▶ REQUIREMENT
The data below should be restated word for word, with every picture omitted.

▶ Stored data entries

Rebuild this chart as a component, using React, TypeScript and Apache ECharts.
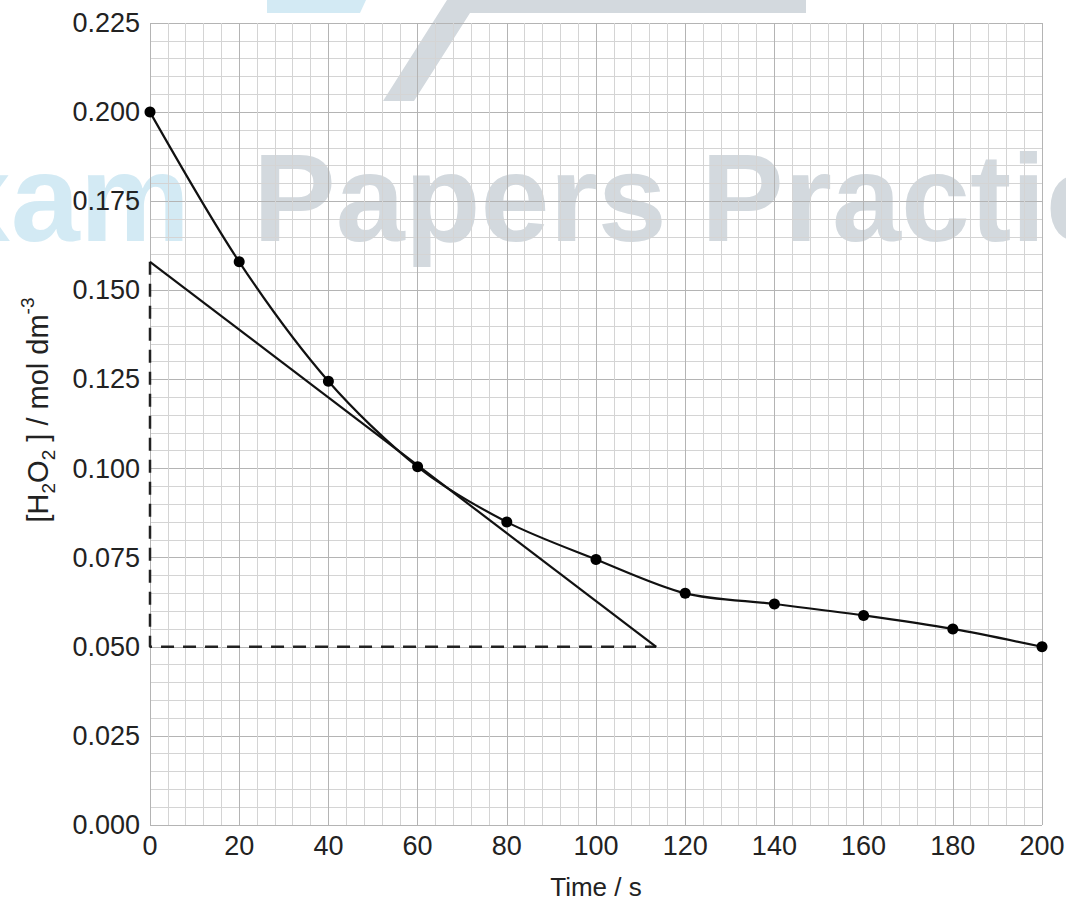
import React, { useEffect, useRef } from "react";
import * as echarts from "echarts";

const times = [0, 20, 40, 60, 80, 100, 120, 140, 160, 180, 200];
const concentrations = [0.2, 0.158, 0.1245, 0.1005, 0.085, 0.0745, 0.065, 0.062, 0.0588, 0.055, 0.05];
const tangentTimes = [0, 113.5];
const tangentValues = [0.158, 0.05];
const guideTimes = [0, 0, 113.5];
const guideValues = [0.158, 0.05, 0.05];
const xTicks = { min: 0, max: 200, interval: 20 };
const yTicks = { min: 0, max: 0.225, interval: 0.025 };

const FONT = "'Liberation Sans', Arial, Helvetica, sans-serif";

export default function App() {
  const ref = useRef<HTMLDivElement>(null);
  useEffect(() => {
    if (!ref.current) return;
    const chart = echarts.init(ref.current, undefined, { renderer: "svg" });
    const pairs = (xs: number[], ys: number[]) => xs.map((x, i) => [x, ys[i]]);
    chart.setOption({
      animation: false,
      backgroundColor: "#ffffff",
      grid: { left: 150, right: 24, top: 23, bottom: 77, outerBoundsMode: "none", containLabel: false },
      graphic: [
        {
          type: "polygon",
          z: -10,
          shape: { points: [[267, 0], [366, 0], [360, 13], [267, 13]] },
          style: { fill: "#d3eaf4" },
        },
        {
          type: "polygon",
          z: -10,
          shape: { points: [[447, 0], [806, 0], [806, 13], [470, 13], [414, 101], [383, 101]] },
          style: { fill: "#d3d9de" },
        },
        {
          type: "text",
          z: -10,
          x: 190,
          y: 198,
          style: {
            text: "Exam",
            font: `bold 124px ${FONT}`,
            fill: "#d3eaf4",
            align: "right",
            verticalAlign: "middle",
          },
        },
        {
          type: "text",
          z: -10,
          x: 253,
          y: 198,
          style: {
            text: "Papers Practice",
            font: `bold 124px ${FONT}`,
            fill: "#d3d9de",
            align: "left",
            verticalAlign: "middle",
          },
        },
      ],
      xAxis: {
        type: "value",
        min: xTicks.min,
        max: xTicks.max,
        interval: xTicks.interval,
        name: "Time / s",
        nameLocation: "middle",
        nameGap: 49,
        nameTextStyle: { fontSize: 26, color: "#222", fontFamily: FONT },
        axisLine: { show: false },
        axisTick: { show: false },
        axisLabel: { fontSize: 27, color: "#222", fontFamily: FONT, margin: 7 },
        splitLine: { show: true, lineStyle: { color: "#b4b4b4", width: 1 } },
        minorTick: { show: false, splitNumber: 5 },
        minorSplitLine: { show: true, lineStyle: { color: "#d4d4d4", width: 1 } },
      },
      yAxis: {
        type: "value",
        min: yTicks.min,
        max: yTicks.max,
        interval: yTicks.interval,
        name: "[H{sub|2}O{sub|2} ] / mol dm{sup|-3}",
        nameLocation: "middle",
        nameRotate: 90,
        nameGap: 92,
        nameTextStyle: {
          fontSize: 29,
          color: "#222",
          fontFamily: FONT,
          lineHeight: 40,
          padding: [0, 0, 0, 28],
          rich: {
            sub: { fontSize: 19, lineHeight: 19, verticalAlign: "bottom", color: "#222", fontFamily: FONT },
            sup: { fontSize: 19, lineHeight: 19, verticalAlign: "top", color: "#222", fontFamily: FONT },
          },
        },
        axisLine: { show: false },
        axisTick: { show: false },
        axisLabel: {
          fontSize: 27,
          color: "#222",
          fontFamily: FONT,
          margin: 10,
          formatter: (v: number) => v.toFixed(3),
        },
        splitLine: { show: true, lineStyle: { color: "#b4b4b4", width: 1 } },
        minorTick: { show: false, splitNumber: 5 },
        minorSplitLine: { show: true, lineStyle: { color: "#d4d4d4", width: 1 } },
      },
      series: [
        {
          type: "line",
          data: pairs(guideTimes, guideValues),
          showSymbol: false,
          symbol: "none",
          lineStyle: { color: "#222", width: 2.5, type: [13, 9] },
          z: 3,
        },
        {
          type: "line",
          data: pairs(tangentTimes, tangentValues),
          showSymbol: false,
          symbol: "none",
          lineStyle: { color: "#111", width: 2.2 },
          z: 4,
        },
        {
          type: "line",
          data: pairs(times, concentrations),
          smooth: 0.3,
          symbol: "circle",
          symbolSize: 11,
          itemStyle: { color: "#000" },
          lineStyle: { color: "#111", width: 2.2 },
          z: 5,
        },
      ],
    });
    return () => chart.dispose();
  }, []);
  return (
    <div
      ref={ref}
      style={{ position: "fixed", left: 0, top: 0, width: 1066, height: 902, background: "#fff" }}
    />
  );
}
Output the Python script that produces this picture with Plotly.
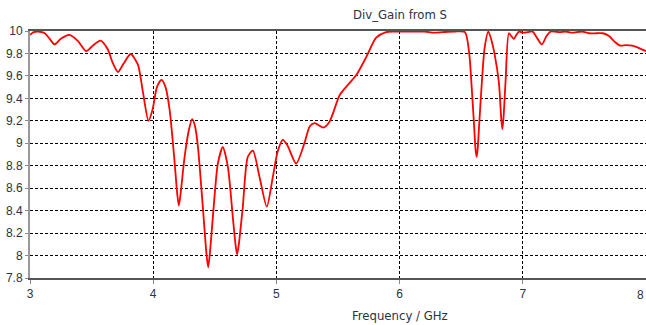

▶ EXERCISE OUTPUT
Rebuild this chart as a component, using React, TypeScript and Apache ECharts.
import React, { useEffect, useRef } from "react";
import * as echarts from "echarts";

const times = [0, 20, 40, 60, 80, 100, 120, 140, 160, 180, 200];
const concentrations = [0.2, 0.158, 0.1245, 0.1005, 0.085, 0.0745, 0.065, 0.062, 0.0588, 0.055, 0.05];
const tangentTimes = [0, 113.5];
const tangentValues = [0.158, 0.05];
const guideTimes = [0, 0, 113.5];
const guideValues = [0.158, 0.05, 0.05];
const xTicks = { min: 0, max: 200, interval: 20 };
const yTicks = { min: 0, max: 0.225, interval: 0.025 };

const FONT = "'Liberation Sans', Arial, Helvetica, sans-serif";

export default function App() {
  const ref = useRef<HTMLDivElement>(null);
  useEffect(() => {
    if (!ref.current) return;
    const chart = echarts.init(ref.current, undefined, { renderer: "svg" });
    const pairs = (xs: number[], ys: number[]) => xs.map((x, i) => [x, ys[i]]);
    chart.setOption({
      animation: false,
      backgroundColor: "#ffffff",
      grid: { left: 150, right: 24, top: 23, bottom: 77, outerBoundsMode: "none", containLabel: false },
      graphic: [
        {
          type: "polygon",
          z: -10,
          shape: { points: [[267, 0], [366, 0], [360, 13], [267, 13]] },
          style: { fill: "#d3eaf4" },
        },
        {
          type: "polygon",
          z: -10,
          shape: { points: [[447, 0], [806, 0], [806, 13], [470, 13], [414, 101], [383, 101]] },
          style: { fill: "#d3d9de" },
        },
        {
          type: "text",
          z: -10,
          x: 190,
          y: 198,
          style: {
            text: "Exam",
            font: `bold 124px ${FONT}`,
            fill: "#d3eaf4",
            align: "right",
            verticalAlign: "middle",
          },
        },
        {
          type: "text",
          z: -10,
          x: 253,
          y: 198,
          style: {
            text: "Papers Practice",
            font: `bold 124px ${FONT}`,
            fill: "#d3d9de",
            align: "left",
            verticalAlign: "middle",
          },
        },
      ],
      xAxis: {
        type: "value",
        min: xTicks.min,
        max: xTicks.max,
        interval: xTicks.interval,
        name: "Time / s",
        nameLocation: "middle",
        nameGap: 49,
        nameTextStyle: { fontSize: 26, color: "#222", fontFamily: FONT },
        axisLine: { show: false },
        axisTick: { show: false },
        axisLabel: { fontSize: 27, color: "#222", fontFamily: FONT, margin: 7 },
        splitLine: { show: true, lineStyle: { color: "#b4b4b4", width: 1 } },
        minorTick: { show: false, splitNumber: 5 },
        minorSplitLine: { show: true, lineStyle: { color: "#d4d4d4", width: 1 } },
      },
      yAxis: {
        type: "value",
        min: yTicks.min,
        max: yTicks.max,
        interval: yTicks.interval,
        name: "[H{sub|2}O{sub|2} ] / mol dm{sup|-3}",
        nameLocation: "middle",
        nameRotate: 90,
        nameGap: 92,
        nameTextStyle: {
          fontSize: 29,
          color: "#222",
          fontFamily: FONT,
          lineHeight: 40,
          padding: [0, 0, 0, 28],
          rich: {
            sub: { fontSize: 19, lineHeight: 19, verticalAlign: "bottom", color: "#222", fontFamily: FONT },
            sup: { fontSize: 19, lineHeight: 19, verticalAlign: "top", color: "#222", fontFamily: FONT },
          },
        },
        axisLine: { show: false },
        axisTick: { show: false },
        axisLabel: {
          fontSize: 27,
          color: "#222",
          fontFamily: FONT,
          margin: 10,
          formatter: (v: number) => v.toFixed(3),
        },
        splitLine: { show: true, lineStyle: { color: "#b4b4b4", width: 1 } },
        minorTick: { show: false, splitNumber: 5 },
        minorSplitLine: { show: true, lineStyle: { color: "#d4d4d4", width: 1 } },
      },
      series: [
        {
          type: "line",
          data: pairs(guideTimes, guideValues),
          showSymbol: false,
          symbol: "none",
          lineStyle: { color: "#222", width: 2.5, type: [13, 9] },
          z: 3,
        },
        {
          type: "line",
          data: pairs(tangentTimes, tangentValues),
          showSymbol: false,
          symbol: "none",
          lineStyle: { color: "#111", width: 2.2 },
          z: 4,
        },
        {
          type: "line",
          data: pairs(times, concentrations),
          smooth: 0.3,
          symbol: "circle",
          symbolSize: 11,
          itemStyle: { color: "#000" },
          lineStyle: { color: "#111", width: 2.2 },
          z: 5,
        },
      ],
    });
    return () => chart.dispose();
  }, []);
  return (
    <div
      ref={ref}
      style={{ position: "fixed", left: 0, top: 0, width: 1066, height: 902, background: "#fff" }}
    />
  );
}
Output the Python script that produces this picture with Plotly.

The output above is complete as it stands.